A FAB (Força Aérea Brasileira) argumentou, também em nota, que a Constituição Federal já prevê que "o militar, enquanto em serviço ativo, não pode estar filiado a partidos políticos".
O órgão disse orientar periodicamente seus militares "para que consultem a Justiça Eleitoral, para que não sejam surpreendidos por filiações às quais não tenham dado causa".
O ministro da Defesa, José Múcio Monteiro, ainda articulou com os comandantes Tomás Paiva (Exército), Marcos Olsen (Marinha) e Marcelo Damasceno (Aeronáutica) uma minuta de PEC (proposta de emenda à Constituição) para impedir que militares permaneçam na ativa se disputarem eleições ou assumirem cargos de chefia no Executivo.
O texto está no Palácio do Planalto, que deve sugerir adequações e enviar a proposta ao Congresso Nacional em abril.
Embora a maioria dos inquéritos relacionados aos ataques golpistas às sedes dos três Poderes tenham ficado sob a responsabilidade do STF, por decisão do ministro Alexandre de Moraes, dois procedimentos continuam tramitando na Justiça Militar sobre o tema.
Ambos tratam de manifestações de militares sobre o assunto. Um dos inquéritos é por suspeita de injúria de um oficial que criticou o Alto Comando do Exército por não ter dado um golpe contra Lula; outro trata de um integrante das Forças Armadas que elogiou o movimento golpista nas redes sociais.

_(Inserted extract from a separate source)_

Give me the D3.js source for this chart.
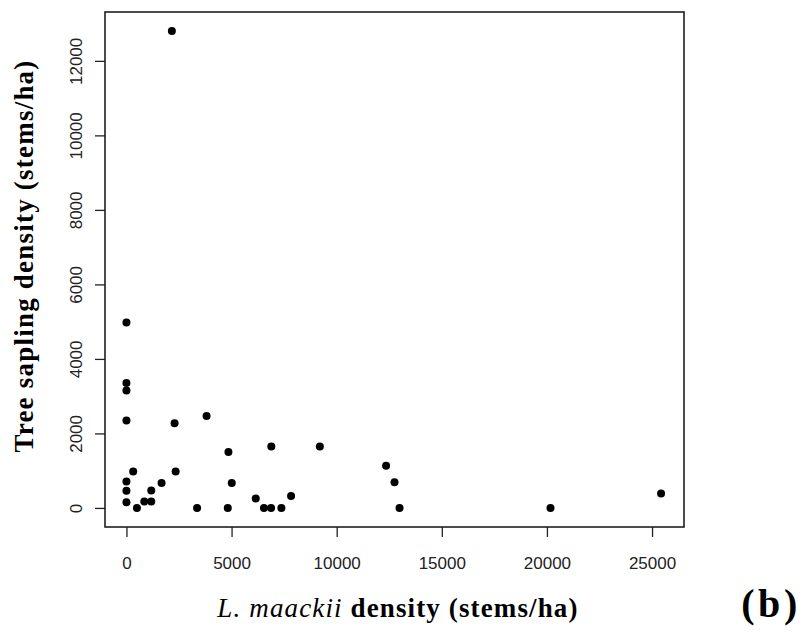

Outras ações similares, que não tratam necessariamente do dia 8 de janeiro, também passaram a ser divulgadas com mais destaque pela Justiça Militar.
É o caso da condenação de um major do 2º Batalhão de Engenharia de Construção de Teresina que queria se candidatar a deputado federal e apoiava abertamente Bolsonaro.
Apesar de ter sido alertado, ele não parou de fazer as publicações e foi condenado em duas ações penais militares pelo crime de recusa de obediência a uma pena de dois anos de prisão.
A Justiça Militar também tem dado mais destaque às ações que impedem que integrantes das Forças Armadas sejam promovidos a oficiais devido a condenações prévias por crimes como, por exemplo, corrupção.
No Supremo, processos que tratam dos limites de atuação da Justiça Militar e de quais são as suas responsabilidades são colocados e retirados da pauta há anos.
Em 2023, após o 8 de janeiro, um deles avançou. O julgamento dizia respeito à possibilidade de a Justiça Militar analisar crimes que acontecem no chamado "exercício das atribuições subsidiárias das Forças Armadas", como em operações de GLO (Garantia da Lei e da Ordem).
Na ocasião, o ministro Ricardo Lewandowski afirmou em seu voto que as regras criam um foro privilegiado para os militares que viola o princípio da isonomia e do devido processo legal. O julgamento, porém, foi suspenso.
Outro processo que aguarda decisão do STF, relatado pelo ministro Gilmar Mendes, questiona a possibilidade de civis serem julgados pela Justiça Militar em tempos de paz.
Na posse de Joseli como presidente do STM, a defesa dos trabalhos da Justiça Militar foi feita, inclusive, em discurso do procurador-geral da Justiça Militar, Antônio Duarte.
Na ocasião, estavam presentes Lula, o presidente do Senado, Rodrigo Pacheco (PSD-MG), e a presidente do Supremo, Rosa Weber, além de ministros como Alexandre de Moraes.
"A presença neste ato solene de autoridades de expressão dos três Poderes e de outras relevantes instituições já indica que, para além do prestígio pessoal dos ora empossados, há também o inequívoco respeito à história deste multissecular braço da Justiça brasileira", disse Duarte.
"A Justiça Militar da União, integra, com muita dignidade e altivez, o nosso Poder Judiciário pátrio, sendo um de seus órgãos especializados", acrescentou.
"Portanto, não se assemelhando a qualquer corte marcial existente em outros países e jamais se constituindo em justiça de exceção, como alguns, em claro propósito de apequenar sua importância, procuram disseminar, irresponsável e desrespeitosamente."